Still, if you’re traveling a country where you don’t speak the language, you must be aware of the cultural differences and other obstacles that could get you in trouble. That language app isn’t going to help you much if you have to deal with foreign law enforcement. So here are some do’s and don’ts to journeying beyond the language barrier in a foreign country.

Do Learn A Few Key Phrases

An ideal tourist is a polite tourist, who respects the customs of the country they’re visiting. Learning basic phrases like please and thank you can go a long way toward getting good service in restaurants, and avoiding suspicious glares. It may also be helpful to learn how to order food politely or ask for things at stores. 

Do Use Hand Gestures

Traveling in a country where you don’t speak the language is like playing a giant game of charades. Sometimes, hand gestures are essential to getting your point across. For example, if you order a dish by pointing and saying “please,” the next question from your server might be, “Beef or chicken?” If you don’t know how to say either of those, hand gestures and animal sounds are totally appropriate. 

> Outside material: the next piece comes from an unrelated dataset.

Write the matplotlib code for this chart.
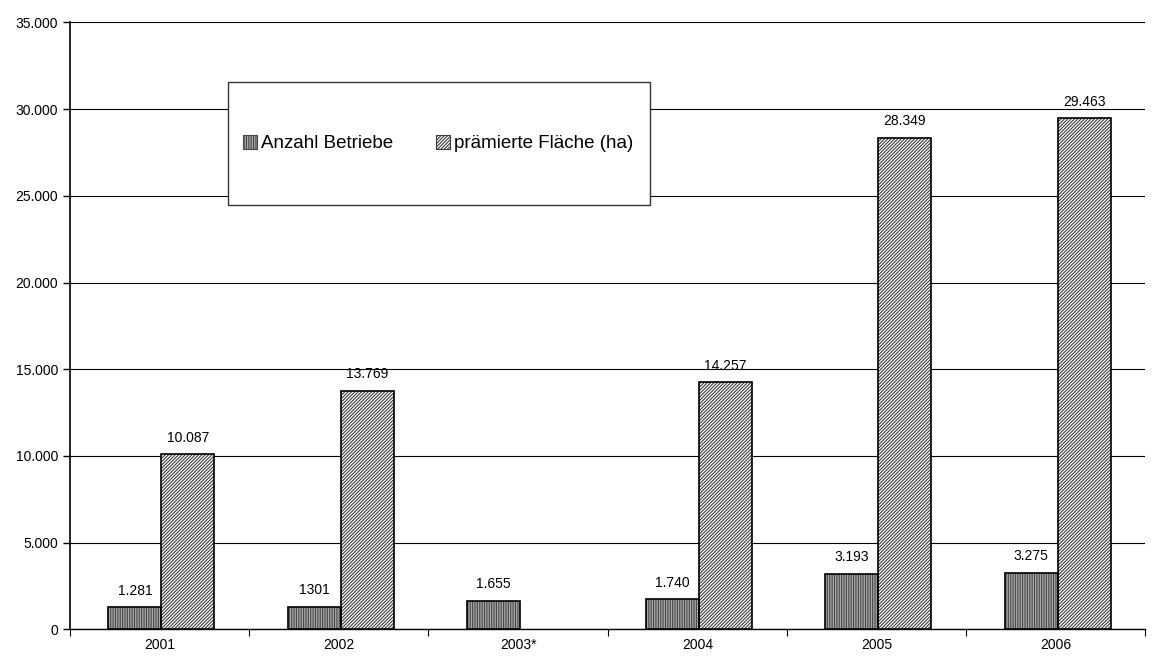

Do Use Your Translation App When You Get Stuck

If you’re looking to buy something important, use your translation app. Things like subway passes, tickets to your next destination, or even train delay questions require professional help. Mess these things up and you might get stranded without a hotel room in a foreign country. Even if you hold up the ticket counter line, make use of that language app to get answers to imperative questions.

Do Ask Questions

The best way to get to know the locals and the local culture is to ask questions. If you’re at a bar and you have burning questions about the things you’ve seen that day, take out your translation app and have a conversation with the bartender that way. You can also go to Meetup.com groups where people are trying to learn English. This is a good way to meet locals, get your questions answered, and expand your vocabulary.

Do Your Research

As you plan your trip, do your research on your destination. It always helps to go in with some knowledge of the culture and the people. Watch a few YouTube videos from people who have traveled there before, or read some travel articles. These resources won’t give you the full picture, but they’re a good start.

Don’t Expect People To Speak English

Yes, a lot of people in the world speak English. But don’t assume that everyone in the country you’re in speaks it. In Europe, you’ll have more luck with English, but in Asian countries, there is a good chance that you’re on your own. Remember that tip about being polite tourist? Assuming that people speak your language isn’t very polite.

Don’t Make Assumptions, Period.

The best advice to any traveler is to keep an open mind. Some cultures have customs that seem counterintuitive or offensive, but remember, you’re not at home anymore. Viewing other cultures through the lens of your own, and making assumptions about people, doesn’t usually lead to a positive travel experience. Instead, recognize that you’re a guest in someone else’s home, and learn to view differences as an asset, not a detriment.